Dahl believed that one of the difficulties people have with answering the question, "Who rules in a pluralist democracy?" is the ambiguous relationship between leaders and citizens. Some people think leaders are enormously influential, while some believe many influential leaders are captives of their constituents. To some, a pluralistic democracy with dispersed inequalities is all head and no body; to others it is all body and no head.

He thought that among all the people who influence a decision, some do so more directly than others in the sense that they are closer to the stage where concrete alternatives are started or declined in an explicit and immediate way. Indirect influence may work well but is comparatively difficult to observe and weigh. To ignore indirect influence in analysis of the distribution of influence, however, would be to exclude what may prove to be a highly significant process of control in a pluralistic democracy. Next, the relationship between leaders and citizens in a pluralistic democracy is frequently reciprocal.
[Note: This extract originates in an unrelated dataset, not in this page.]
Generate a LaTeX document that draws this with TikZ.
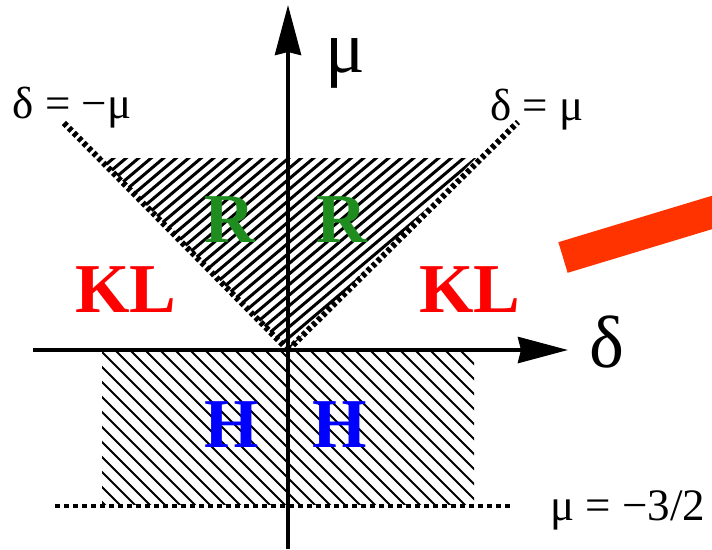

Dahl said that in the political stratum, politics is highly salient; among the apolitical strata, it is remote. In the political stratum, information about politics and the issues of the day is extensive; the apolitical strata are poorly informed. In the political stratum, citizens tend to participate actively in politics, and in the apolitical strata, people seldom go beyond voting, if they even do that.

Dahl believed that the political strata of different communities and regions are linked in a national network of communications. Also, many channels of communication not made specifically for political purposes serve as a part of the network of the political stratum.

According to Dahl, in many pluralistic systems the political stratum is far from being a closed group. In the United States, for example, the political stratum does not constitute a homogeneous class with well-defined class interests. In an open pluralistic system, the stratum embodies many of the most widely shared values and goals in the society. The apolitical strata can be said to "govern" as much through the sharing of common values and goals with members of the political stratum as by other means. If it we did not have elections and competitive parties, this sharing would rapidly decline, while other things stay the same.

Robert Dahl defined the "normal" American political system as one where there is a likelihood that an active group in the population can make itself heard at some crucial stage in the process of decision. In American politics, control over decisions is unevenly distributed; and neither individuals nor groups are equal in politics. To appease a group may need one or more of a great variety of actions by the responsive leader, such as the right combination of reciprocal noises.

Dahl believed that decisions were made by endless bargaining. To have highly integrated, consistent decisions in some areas it often seemed to operate in a way teetering on total collapse.

He said we should not be too hasty in our appraisal, for where its iniquities stand out, its qualities are hidden. With everything wrong with it, it does give a high probability that any group will make itself heard at some stage in the decision making process.

Finally, Dahl stated that the "normal" American political system may not work well for others. However, as long as the social prerequisites of democracy are intact in this country, it seems to be a comparatively efficient system for reinforcing agreement and maintaining social peace in a very complex society.